The environmental groups, led by the Comité Dialogo Ambiental (Environmental Dialogue Committee), sued FEMA in D.C. earlier this year, arguing that the federal agency violated the National Environmental Policy Act (NEPA) while developing its Puerto Rico Fossil Grid Entrenchment Project and the Puerto Rico Public Facilities Project. The projects were aimed at rebuilding the island electrical grid after hurricanes Irma and Maria in 2017. A few years later, Hurricane Fiona further damaged the electrical system.

The environmental groups in the case, Comité Dialogo Ambiental et al. v FEMA et al, claim the programmatic environmental assessments (PEAs) that FEMA developed violated NEPA as the federal agency didn’t consider using more resilient systems, such as solar or microgrids, in the rebuilding. The groups are asking for a declaration that the PEAs violated NEPA and for an order for FEMA to prepare an environmental impact statement. FEMA argued on July 21 that the U.S. District Court in D.C. was not an appropriate venue because all alleged wrongdoing raised by the environmental groups occurred in Puerto Rico, and there were no strong ties to D.C. other than it being the location of FEMA’s headquarters.

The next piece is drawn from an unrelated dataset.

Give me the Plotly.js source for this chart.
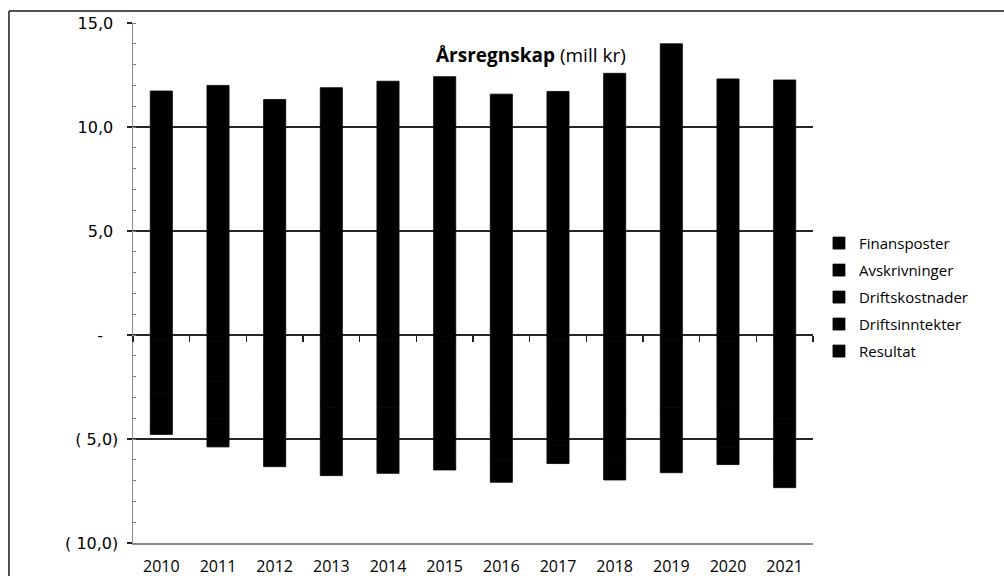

“This District is not the appropriate venue for Plaintiffs’ claims, which arise out of agency actions that occurred in Puerto Rico,” a lawyer for FEMA said. “Plaintiffs challenge two Programmatic Environmental Assessments (PEAs) and their corresponding Findings of No Significant Impact (FONSIs) that the Federal Emergency Management Agency (FEMA) issued under the National Environmental Policy Act (NEPA). Both PEAs and FONSIs were developed and issued in Puerto Rico and cover activities that will occur solely in Puerto Rico.”

FEMA said the environmental groups do not appear to dispute that they could have filed suit in the District of Puerto Rico. “Instead, they grasp at straws to connect their claims to this District,” the lawyer said. “The Court, however, must guard against the danger that a plaintiff might manufacture venue in the District of Columbia.”

The environmental groups say that D.C. is the appropriate venue because officials who earmarked FEMA funds are in Washington and former President Trump played a role in the case, among other reasons.